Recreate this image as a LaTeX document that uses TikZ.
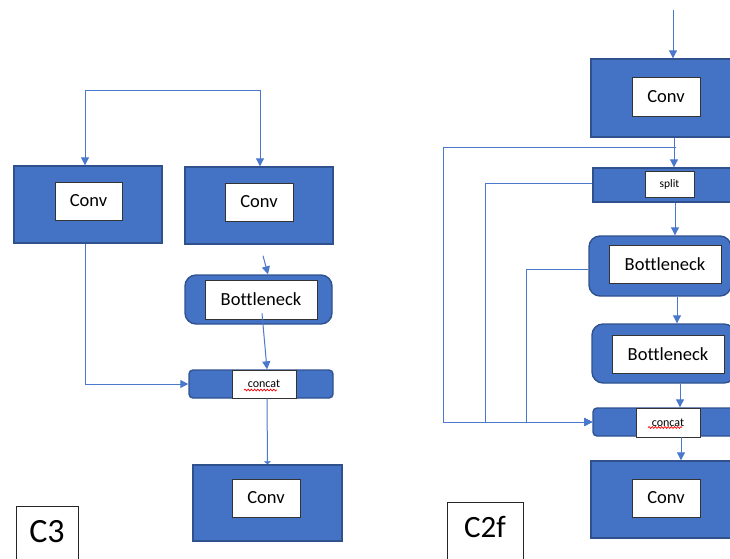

....................

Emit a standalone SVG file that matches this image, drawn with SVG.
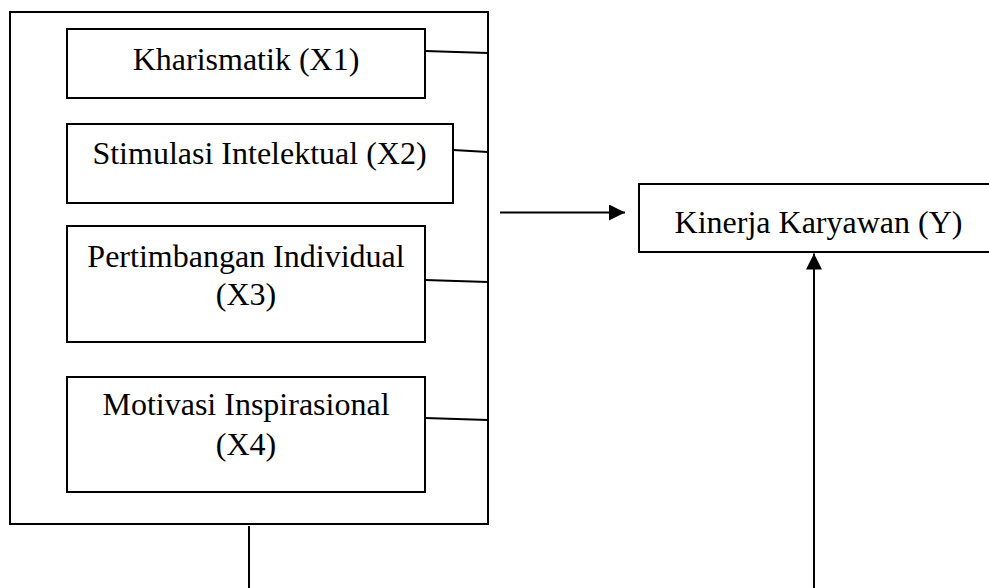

....................

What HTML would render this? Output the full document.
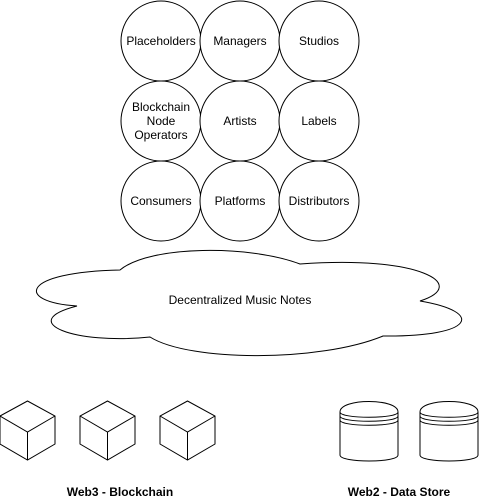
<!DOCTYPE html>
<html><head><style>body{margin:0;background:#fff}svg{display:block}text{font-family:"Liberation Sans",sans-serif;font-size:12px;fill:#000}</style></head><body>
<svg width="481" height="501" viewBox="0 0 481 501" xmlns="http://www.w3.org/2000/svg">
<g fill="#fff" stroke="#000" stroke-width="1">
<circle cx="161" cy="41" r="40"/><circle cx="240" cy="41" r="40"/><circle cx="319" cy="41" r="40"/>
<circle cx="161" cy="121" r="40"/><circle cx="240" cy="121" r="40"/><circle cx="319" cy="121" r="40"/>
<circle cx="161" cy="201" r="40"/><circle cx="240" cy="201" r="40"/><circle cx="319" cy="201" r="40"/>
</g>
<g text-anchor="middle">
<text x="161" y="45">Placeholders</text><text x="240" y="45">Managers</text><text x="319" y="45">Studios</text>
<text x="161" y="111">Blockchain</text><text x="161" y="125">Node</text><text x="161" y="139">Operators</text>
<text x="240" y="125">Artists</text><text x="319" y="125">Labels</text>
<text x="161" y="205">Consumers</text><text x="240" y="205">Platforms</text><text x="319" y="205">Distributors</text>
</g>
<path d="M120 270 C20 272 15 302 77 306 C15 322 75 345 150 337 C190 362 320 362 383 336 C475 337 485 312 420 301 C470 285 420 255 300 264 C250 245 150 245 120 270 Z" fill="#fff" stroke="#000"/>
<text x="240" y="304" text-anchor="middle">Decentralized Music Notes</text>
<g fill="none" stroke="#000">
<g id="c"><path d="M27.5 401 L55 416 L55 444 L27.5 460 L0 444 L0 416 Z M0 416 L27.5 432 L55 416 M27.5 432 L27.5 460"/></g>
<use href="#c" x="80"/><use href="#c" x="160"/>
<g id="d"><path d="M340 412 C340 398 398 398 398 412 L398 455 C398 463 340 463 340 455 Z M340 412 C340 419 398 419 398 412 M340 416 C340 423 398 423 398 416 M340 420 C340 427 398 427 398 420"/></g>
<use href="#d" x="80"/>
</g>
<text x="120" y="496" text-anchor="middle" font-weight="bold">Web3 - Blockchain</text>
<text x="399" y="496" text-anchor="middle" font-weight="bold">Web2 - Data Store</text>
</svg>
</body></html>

....................

Collect every line above that contains the word "this".

OUTPUT
Recreate this image as a LaTeX document that uses TikZ.
Emit a standalone SVG file that matches this image, drawn with SVG.
What HTML would render this? Output the full document.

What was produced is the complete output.